Selected Peer-Reviewed Publications:

Large-Scale Efforts to Improve Teaching and Child Learning: Experimental Evidence from India

with Andreas de Barros, Paul Glewwe, and Ashwini Shankar. Conditionally accepted via pre-results review process at the Journal of Development Economics. [Draft available upon request]

We study a large program that seeks to improve mathematics learning in public primary schools in India. In a cluster-randomized trial, two treatment arms promoted activity-based instruction by providing teaching materials and teacher training. One of these arms also promoted community engagement through community-led student contests. A third arm remained untreated. After 13 months, the version without contests improved teaching quality and learning (predominantly among girls). Both versions improved student attitudes towards math. Yet, the addition of contests---which are intended to put pressure on teachers to increase their students’ performance---worsened instructional quality (especially classroom culture), and we can rule out that the contests added even small improvements in learning.

Pre-registered at the AEA RCT Trial Registry (AEARCTR-0003494)

Domestic Violence, Decision-Making Power, and Female Employment in Colombia

Review of Economics of the Household, 19 (1), 233-254. 2021 [Ungated version here]

Using data from the Colombian Demographic and Health Survey, I document a positive association between intimate partner violence against women and the likelihood of women’s employment. This finding persists when I exploit the husband’s own childhood experience of abuse as a source of plausibly exogenous variation for the incidence of domestic violence. To explore potential mechanisms underlying this association, I use a mediation analysis in the presence of intermediate confounders.
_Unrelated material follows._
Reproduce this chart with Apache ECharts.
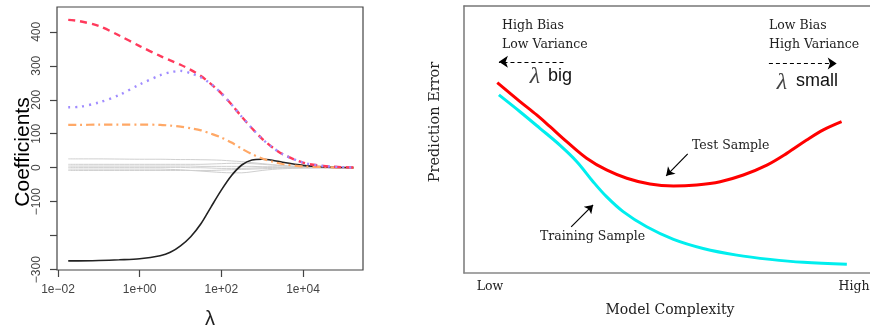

I find suggestive evidence that a woman’s decision-making power—measured by active input in household and healthcare decisions—as well as a measure for willingness to divorce are likely mediators. I argue that abused women may hold jobs to increase their economic independence and potentially exit abusive relationships.

Foods and Fads: The Welfare Impacts of Rising Quinoa Prices in Peru

with Marc F. Bellemare and Seth Gitter. World Development, 112, 163-179. 2018 [Ungated version here]

Riding on a wave of interest in “superfoods” in rich countries, quinoa went in less than a decade from being largely unknown outside of South America to being an upper-class staple in the United States, the United Kingdom, and elsewhere. As a result, concerned commentators suggested that the rising international demand for quinoa, which tripled prices, might have substantially harmed Peruvian quinoa consumers. We study the impacts of rising quinoa prices on the welfare of Peruvian households. Our analysis suggests these fears are unwarranted. A descriptive analysis shows that quinoa is a small part (<1%) of the average household’s budget share for the roughly 30% of households that consume quinoa. Our econometric analysis generally finds that as quinoa prices rose, welfare increased in regions with higher concentrations of quinoa consumers. Specifically, we use 11 years of a large-scale, nationally representative household survey to construct pseudo-panels at three geographic (district, province, and department) levels to look at the relationship between the international price of quinoa and the value of real household consumption, our proxy for household welfare. We find for the two smaller geographic regions (i.e., districts and provinces) higher concentrations of quinoa consumption or production are associated with a small and statistically significant increase in household welfare in response to quinoa price increases; in the largest regions (i.e., departments), higher concentrations of quinoa consumption or production are associated with small declines in welfare of less than 1% of total household consumption. Our findings that the international trade of quinoa has not been harmful to household welfare in Peru thus run counter to some of the myths surrounding quinoa.

Inequality of Opportunity in Adult Health in Colombia

The Journal of Economic Inequality, 14(4), 395–416. 2016 [Ungated version here]

This paper measures inequality of opportunity in adult health in Colombia using the 2010 Living Standards and Social Mobility Survey, a rich dataset that provides unique information about individual childhood circumstances in that country. Dissimilarity and Gini-opportunity indexes are calculated to provide different measures of inequality of opportunity using a self-reported variable for health status. The Shapley-value decomposition is then used to estimate the contribution of early-life circumstances such as parental background, region of origin and ethnicity to inequality of opportunity. The findings suggest that 8 % to 10 % of the circumstance-driven opportunities distinctively enjoyed by those who are healthier should be redistributed or otherwise compensated in order to achieve equality of opportunity. Differences in household socio-economic status during childhood and parental educational attainment appear to be the most salient dimensions of inequality of opportunity in adult health.